If you changed your name only by providing your marriage certificate as evidence, then this means you assumed your partner’s name, rather than making a legal name change.
Therefore, you are still entitled to be known by your original surname, regardless of whether you are changing your surname after divorce, separation or at any other time, including while you are still married.
Even if the divorce is not yet finalised, you can revert immediately to your birth name.
In these circumstances, after divorce, it is only necessary to produce your birth certificate and marriage certificate at the organisations and institutions to which you belong in order to change your name.
This proves the connection between your identity and your surnames.
If you have been married multiple times and have been known by multiple names you will need to provide the other marriage certificates as well as your birth certificate when you are changing your surname after divorce.
Some institutions and organisations may request a copy of your divorce order to prove your divorce.
Proof of divorce can be obtained through the Federal Circuit Court.
Legally Changing Your Name After Divorce Or After Marriage
The above is only applicable to people who were married and assumed their partner’s name without registering a legal name change.
A person in a de facto relationship wishing to take their partner’s name must apply to the Registry of Births, Deaths and Marriages in their state in order to change their name.
When a de facto couple separates and one party wishes to revert to their former name, they must then make another legal name change.
The same applies to someone who was married and legally changed their name, either to their spouse’s surname or a different surname altogether.
Changing your surname after divorce is possible at the New South Wales Registry of Births, Deaths and Marriages if one of the following points applies to you:
- Your birth is registered in NSW
- You were born overseas and have been resident in NSW for the three consecutive years immediately preceding your application
- Your birth is not registered in NSW but a protection order has been made to protect you or children from domestic violence
Proof of a registered name change is always accepted by institutions and organisations when you go about changing your name after divorce.
Changing A Child’s Name
Marriage and divorce are the most common reasons why a person changes their own name, but separation and divorce can also mean some parents decide to change their children’s surnames as well.
In Australia, 96 per cent of children are given their father’s surname when they are born.
When relationships go awry, parents may feel it is important to change the child’s name.
Changing your surname after divorce is a decision that does not need anyone else’s input, but, as with other major long-term decisions for a child, both parents must agree to change their child’s surname.
This is the case even if the court has made orders for parental responsibility.
Unless the parental responsibility orders specifically mention changing the child’s name, the name change is unlikely to be accepted without the signed consent of the other parent or an additional court order.
One parent can suggest to the other the name change for their child and an agreement may be reached through private discussion or through a form of alternative dispute resolution.
Both parents will then need to sign the change of name for their child at the Registry of Births, Deaths and Marriages.
If the child is aged 12 or over, they must also agree to the surname change.

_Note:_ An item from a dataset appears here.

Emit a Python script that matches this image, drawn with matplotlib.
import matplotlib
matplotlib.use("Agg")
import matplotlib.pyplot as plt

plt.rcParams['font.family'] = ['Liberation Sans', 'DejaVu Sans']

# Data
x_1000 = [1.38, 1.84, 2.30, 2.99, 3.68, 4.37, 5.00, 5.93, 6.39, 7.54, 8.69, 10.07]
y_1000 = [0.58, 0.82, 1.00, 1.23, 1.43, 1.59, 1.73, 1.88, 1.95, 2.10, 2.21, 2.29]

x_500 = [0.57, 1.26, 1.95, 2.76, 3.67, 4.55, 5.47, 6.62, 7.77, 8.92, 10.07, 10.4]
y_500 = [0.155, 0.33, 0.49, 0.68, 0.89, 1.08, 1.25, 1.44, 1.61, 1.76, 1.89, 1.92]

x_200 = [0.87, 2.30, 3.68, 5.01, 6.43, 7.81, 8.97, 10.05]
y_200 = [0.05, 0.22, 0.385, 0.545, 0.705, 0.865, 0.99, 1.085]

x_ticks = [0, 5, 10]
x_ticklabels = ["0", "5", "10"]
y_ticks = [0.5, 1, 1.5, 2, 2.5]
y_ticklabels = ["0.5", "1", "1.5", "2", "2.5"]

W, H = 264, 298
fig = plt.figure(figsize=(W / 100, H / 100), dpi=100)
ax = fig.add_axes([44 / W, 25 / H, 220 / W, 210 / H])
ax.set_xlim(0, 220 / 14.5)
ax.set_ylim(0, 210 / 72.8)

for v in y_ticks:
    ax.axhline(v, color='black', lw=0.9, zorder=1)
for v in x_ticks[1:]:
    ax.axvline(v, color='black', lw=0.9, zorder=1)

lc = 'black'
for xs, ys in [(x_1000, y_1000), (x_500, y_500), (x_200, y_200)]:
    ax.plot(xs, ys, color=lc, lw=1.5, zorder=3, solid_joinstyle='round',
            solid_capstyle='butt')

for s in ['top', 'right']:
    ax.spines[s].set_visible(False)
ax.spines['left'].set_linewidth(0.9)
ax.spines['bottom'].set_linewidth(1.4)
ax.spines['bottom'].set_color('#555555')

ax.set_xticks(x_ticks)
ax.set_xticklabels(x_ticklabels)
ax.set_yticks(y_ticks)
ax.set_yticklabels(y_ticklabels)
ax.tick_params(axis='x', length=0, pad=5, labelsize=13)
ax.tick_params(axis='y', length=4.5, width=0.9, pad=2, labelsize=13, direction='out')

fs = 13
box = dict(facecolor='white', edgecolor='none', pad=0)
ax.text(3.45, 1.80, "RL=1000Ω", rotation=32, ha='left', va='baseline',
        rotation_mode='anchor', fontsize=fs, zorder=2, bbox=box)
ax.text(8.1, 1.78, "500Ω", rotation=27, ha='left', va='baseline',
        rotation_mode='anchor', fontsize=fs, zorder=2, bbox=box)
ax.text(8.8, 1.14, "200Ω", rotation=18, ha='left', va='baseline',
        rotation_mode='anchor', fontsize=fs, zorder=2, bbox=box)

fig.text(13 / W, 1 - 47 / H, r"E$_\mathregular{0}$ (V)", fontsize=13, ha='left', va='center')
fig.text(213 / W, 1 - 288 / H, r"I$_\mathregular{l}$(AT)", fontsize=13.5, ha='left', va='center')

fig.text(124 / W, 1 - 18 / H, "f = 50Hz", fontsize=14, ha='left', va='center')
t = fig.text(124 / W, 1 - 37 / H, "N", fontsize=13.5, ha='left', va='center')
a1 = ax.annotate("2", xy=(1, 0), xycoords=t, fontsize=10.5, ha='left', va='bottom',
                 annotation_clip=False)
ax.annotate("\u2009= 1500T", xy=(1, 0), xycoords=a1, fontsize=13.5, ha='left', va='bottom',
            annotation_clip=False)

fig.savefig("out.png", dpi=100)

It is possible for a parent to make an application by themselves to change their child’s name if they are the only parent listed on the child’s birth certificate or if the other parent has died.
However, if the parents cannot come to an agreement, the matter must then be taken to court.
The court considers each application strictly on a case by case basis, so although some parents succeed in obtaining a court order to change their child’s name, even cases that appear very similar can have different results.
The court will reach a decision based on many considerations, including:
- The reasons for the name change
- The desire of the other parent that the child’s name remains the same
- Whether the proposed surname is double-barrelled (hyphenated)
- Any possible confusion of identity
- The child’s views, depending on their age and maturity
- The effect of the name change on the child’s relationship with each of their parents
- The amount of time the child spends with each parent
- Any short-term embarrassment weighed up against the long-term effects
- Any advantages to keeping the current name
Changing Surnames Around The World
Different countries have different laws, regulations and customs for the changing of surnames after marriage, which then affects how and if a person can change their surname after divorce.
In Australia, there is no legal requirement for men or women to take their spouse’s surname, whether they are married or in a de facto relationship.
Despite this, over 80 per cent of women in Australia take their husband’s name after marriage.
After a divorce or separation, many people can and do continue to use their married name.
On the other hand, changing your surname after divorce or after marriage can have consequences for your professional life, and therefore some people avoid a name change altogether.
In United States, the percentage of women who keep their own surname is higher, at 30 per cent.
For married couples in Japan, a law almost two centuries old states that married spouses must have the same surname.
Although it does not specify which spouse has to change their name, 96 per cent of Japanese women take their husband’s surname after marriage.
The province of Quebec in Canada has a law from 1981 that prevents women from taking their husband’s surname.
This is similar to many countries in Europe, including Greece and Belgium.
In France, women cannot legally change their name after marriage but can use their husband’s name socially or informally, and in the Netherlands, they must always use their birth name on any documentation.
The law in Italy says that women cannot legally change their surname but can add their husband’s name to their own.
In other countries, it is the local custom for women to keep their birth name, just as it is customary in Anglophone countries for women to change their name.
Married women in Malaysia and Korea tend to keep their original name, as do women in many Spanish-speaking countries, such as Spain and Chile.